By changing my ticket, I’d be choosing Helluva Good french onion dip, PJs, and reality TV on my parents’ couch over scuba diving in the Bay Islands.
WHO AM I?
Some of you are probably shaking your head at me right now, in disbelief that I passed up such an incredible experience.
But I have the feeling that some of you know exactly what I’m talking about.
Whatever it is you want, you just have to go for it. Some of my favorite words to live by are: “Do what makes you happy.”
Whether it’s staying in the same place your whole life, or never settling down, it doesn’t matter. Know yourself, know what you want — and LISTEN to yourself.
I didn’t want to go backpacking through Honduras and El Salvador. Though I’ve traveled by myself before, Maggie’s not coming on this trip had kind of taken the wind out of my sails.
I spent an entire morning poring over my guide book (normally one of my favorite activities) and didn’t find myself excited about anything. And, as anyone who knows me can attest, I get excited about EVERYTHING. (Especially this video of a baby pig going down the stairs.)
Though it was a sure sign that I should just head home (and use the money saved for a trip I was really stoked about), I kept stalling. I mean, I’m a TRAVEL blogger. I’m never supposed to pass up on traveling, right?
Luckily, I have friends who know me better than I know myself.
As I sat, panicked, unsure of what to do, I told them that I should at least go for “just a few days.” Because I’d feel like SUCH a loser if I went straight home.
You know what they said?
“What, do you think I’m going to send out a mass message to the travel blogging community or something?”
“Is there some Travel Junkette award that you’re going to lose out on?”
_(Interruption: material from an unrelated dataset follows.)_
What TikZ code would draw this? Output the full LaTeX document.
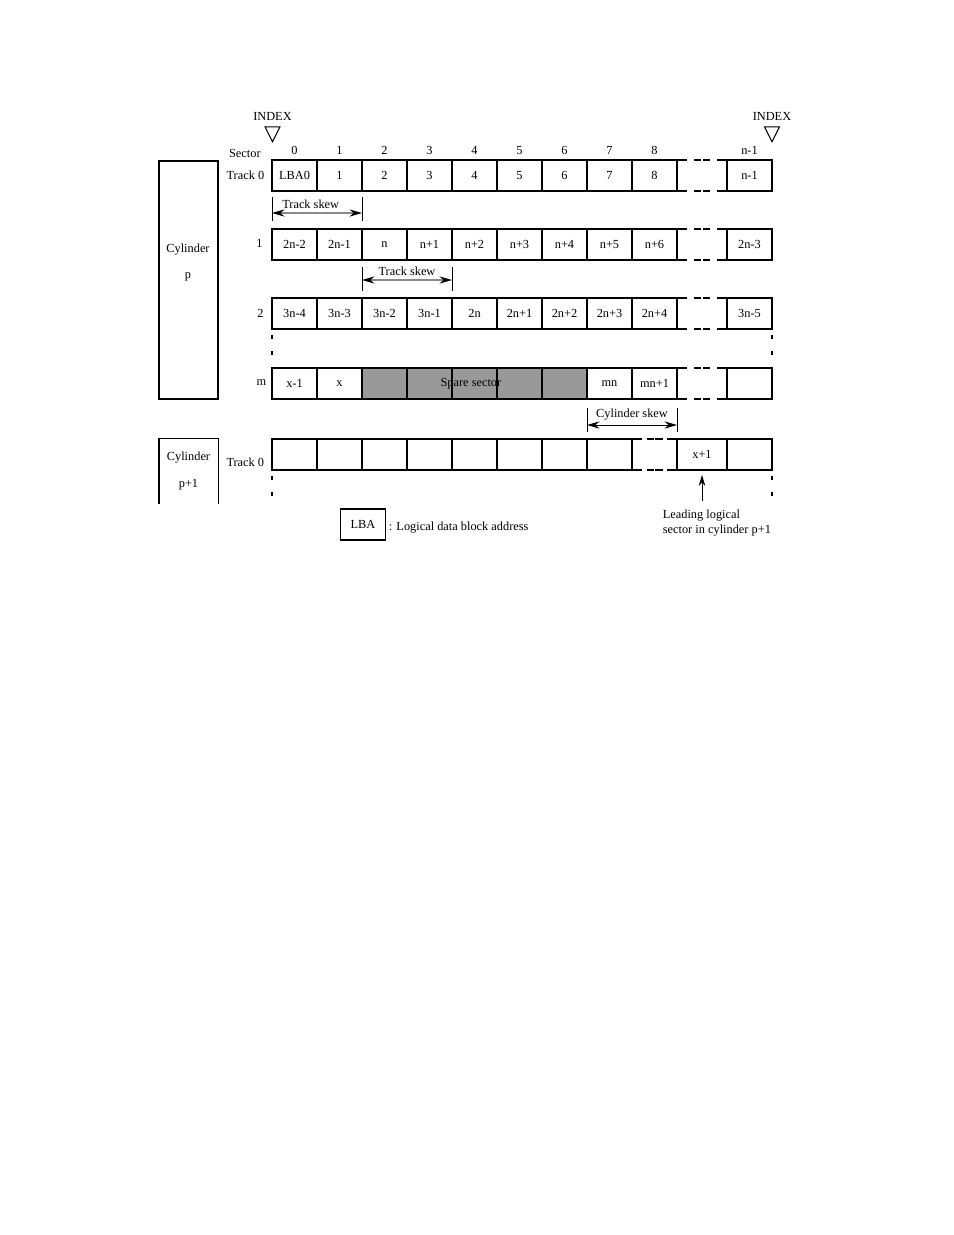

Hilarious, guys. But their questions did make me realize; who the hell am I trying to impress? I do things for me and for the ones I love. Not for anyone else.
Every traveler has had times they want to go home, and that’s okay. You’re not alone.
Maggie finally stuck it to me when she said:
“Quit being an idiot. (I’m sure she used a nicer word than this, but this is what she should’ve said.) That goes against pretty much everything you stand for. You don’t ever listen to what other people want or expect of you; you just do what makes you happy.”
And so I did. As you read this, I’m either: cuddled up on my couch in horrible sweatpants watching TV, avoiding talking with my mom about grandkids, arguing about politics with my dad, or catching up on work on a gloriously fast internet connection.
Would I rather be on a beach in some exotic Central American country? Not a chance in hell.
I’d love to hear your opinions on this. Do you think I’m a travel failure? Have you ever had a similar experience?